> _WORK TO DO_
Copy the lines of the data below exactly, starting at the first and stopping after the line that contains "1.3, 1.26, 1.3]"; include no pictures.

Start of SUPPLIED MATERIAL

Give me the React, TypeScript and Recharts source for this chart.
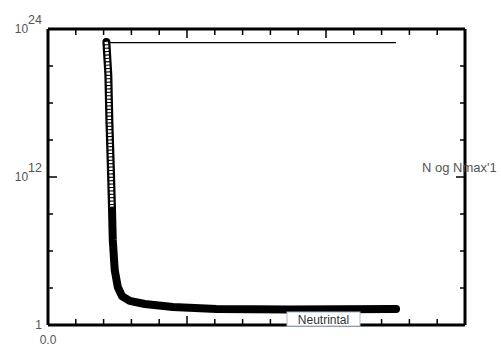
import React from 'react'
import { ComposedChart, Line, XAxis, YAxis } from 'recharts'

// decay curve (x, log10 N)
const decayX = [2.1, 2.17, 2.21, 2.26, 2.3, 2.33, 2.4, 2.51, 2.66, 2.94, 3.48, 4.49, 6.06, 8.68, 12.52]
const decayExp = [22.95, 20.3, 16.4, 12.8, 9.6, 6.9, 4.46, 3.08, 2.35, 1.95, 1.7, 1.46, 1.3, 1.26, 1.3]

// thin Nmax line across the top
const nmaxX = [2.15, 12.52]
const nmaxExp = [22.9, 22.9]

// axis ticks
const xTicks = [0, 1, 2, 3, 4, 5, 6, 7, 8, 9, 10, 11, 12, 13, 14, 15]
const xMajor = [0, 5, 10, 15]
const xTickLabels: Record<number, string> = { 0: '0.0' }
const yTicks = [1, 1e3, 1e6, 1e9, 1e12, 1e15, 1e18, 1e21, 1e24]
const yMajor = [1, 1e12, 1e24]
const yTickLabels: Record<number, [string, string]> = { 1: ['1', ''], 1e12: ['10', '12'], 1e24: ['10', '24'] }

const decay = decayX.map((x, i) => ({ x, y: Math.pow(10, decayExp[i]) }))
// the upper part of the curve is drawn as a hollow "ladder" of markers
const ladder = decay.filter((d) => d.y >= 3e9)
const nmax = nmaxX.map((x, i) => ({ x, y: Math.pow(10, nmaxExp[i]) }))

const W = 501
const H = 347
const TEXT = '#555'
const FONT = '"Liberation Sans", Arial, sans-serif'

const isMajor = (list: number[], v: number) => list.some((m) => Math.abs(m - v) < 1e-9 * Math.max(1, m))

const BottomTick = ({ x, y, payload }: any) => {
  const len = isMajor(xMajor, payload.value) ? 9 : 6
  const label = xTickLabels[payload.value]
  return (
    <g>
      <line x1={x} x2={x} y1={y} y2={y - len} stroke="#000" strokeWidth={1.5} />
      {label && (
        <text x={x} y={y + 19} textAnchor="middle" fill={TEXT} fontSize={12} fontFamily={FONT}>
          {label}
        </text>
      )}
    </g>
  )
}

const TopTick = ({ x, y, payload }: any) => {
  const len = isMajor(xMajor, payload.value) ? 9 : 6
  return <line x1={x} x2={x} y1={y} y2={y + len} stroke="#000" strokeWidth={1.5} />
}

const LeftTick = ({ x, y, payload }: any) => {
  const len = isMajor(yMajor, payload.value) ? 9 : 5
  const key = yTicks.find((t) => Math.abs(t - payload.value) < 1e-6 * t)
  const label = key !== undefined ? yTickLabels[key] : undefined
  return (
    <g>
      <line x1={x} x2={x + len} y1={y} y2={y} stroke="#000" strokeWidth={1.5} />
      {label && (
        <text x={x - 6} y={y + 4} textAnchor="end" fill={TEXT} fontSize={12} fontFamily={FONT}>
          {label[1] ? (
            <>
              <tspan>{label[0]}</tspan>
              <tspan dy={-9} fontSize={12.5}>{label[1]}</tspan>
            </>
          ) : (
            label[0]
          )}
        </text>
      )}
    </g>
  )
}

const RightTick = ({ x, y, payload }: any) => {
  const len = isMajor(yMajor, payload.value) ? 9 : 5
  return <line x1={x} x2={x - len} y1={y} y2={y} stroke="#000" strokeWidth={1.5} />
}

const frameLine = { stroke: '#000', strokeWidth: 3 }

export default function App() {
  return (
    <div style={{ position: 'absolute', left: 0, top: 0, width: W, height: H, background: '#fff' }}>
      <ComposedChart width={W} height={H} margin={{ top: 0, right: 0, bottom: 0, left: 0 }}>
        <XAxis
          xAxisId="b"
          type="number"
          dataKey="x"
          orientation="bottom"
          domain={[0, 15]}
          ticks={xTicks}
          interval={0}
          height={22}
          tickSize={0}
          tickMargin={0}
          tickLine={false}
          axisLine={frameLine}
          tick={<BottomTick />}
          allowDataOverflow
        />
        <XAxis
          xAxisId="t"
          type="number"
          dataKey="x"
          orientation="top"
          domain={[0, 15]}
          ticks={xTicks}
          interval={0}
          height={29}
          tickSize={0}
          tickMargin={0}
          tickLine={false}
          axisLine={frameLine}
          tick={<TopTick />}
          allowDataOverflow
        />
        <YAxis
          yAxisId="l"
          type="number"
          scale="log"
          orientation="left"
          domain={[1, 1e24]}
          ticks={yTicks}
          interval={0}
          width={48}
          tickSize={0}
          tickMargin={0}
          tickLine={false}
          axisLine={frameLine}
          tick={<LeftTick />}
          allowDataOverflow
        />
        <YAxis
          yAxisId="r"
          type="number"
          scale="log"
          orientation="right"
          domain={[1, 1e24]}
          ticks={yTicks}
          interval={0}
          width={36}
          tickSize={0}
          tickMargin={0}
          tickLine={false}
          axisLine={frameLine}
          tick={<RightTick />}
          allowDataOverflow
        />
        <Line
          data={decay}
          xAxisId="b"
          yAxisId="l"
          dataKey="y"
          type="linear"
          stroke="#000"
          strokeWidth={8}
          strokeLinecap="round"
          strokeLinejoin="round"
          dot={false}
          activeDot={false}
          isAnimationActive={false}
        />
        <Line
          data={ladder}
          xAxisId="b"
          yAxisId="l"
          dataKey="y"
          type="linear"
          stroke="#fff"
          strokeWidth={3.5}
          strokeDasharray="2.3 1.1"
          dot={false}
          activeDot={false}
          isAnimationActive={false}
        />
        <Line
          data={nmax}
          xAxisId="b"
          yAxisId="l"
          dataKey="y"
          type="linear"
          stroke="#000"
          strokeWidth={1.2}
          dot={false}
          activeDot={false}
          isAnimationActive={false}
        />
      </ComposedChart>
      <svg
        width={W}
        height={H}
        style={{ position: 'absolute', left: 0, top: 0, pointerEvents: 'none' }}
      >
        <text x={422} y={172} fill={TEXT} fontSize={13} fontFamily={FONT}>
          N og Nmax'1
        </text>
        <rect x={287} y={312} width={73} height={14} fill="#fff" stroke="#a9b9d2" strokeWidth={1} />
        <text x={323.5} y={324} textAnchor="middle" fill="#333" fontSize={12} fontFamily={FONT}>
          Neutrintal
        </text>
      </svg>
    </div>
  )
}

End of SUPPLIED MATERIAL

> _ANSWER_
Give me the React, TypeScript and Recharts source for this chart.
import React from 'react'
import { ComposedChart, Line, XAxis, YAxis } from 'recharts'

// decay curve (x, log10 N)
const decayX = [2.1, 2.17, 2.21, 2.26, 2.3, 2.33, 2.4, 2.51, 2.66, 2.94, 3.48, 4.49, 6.06, 8.68, 12.52]
const decayExp = [22.95, 20.3, 16.4, 12.8, 9.6, 6.9, 4.46, 3.08, 2.35, 1.95, 1.7, 1.46, 1.3, 1.26, 1.3]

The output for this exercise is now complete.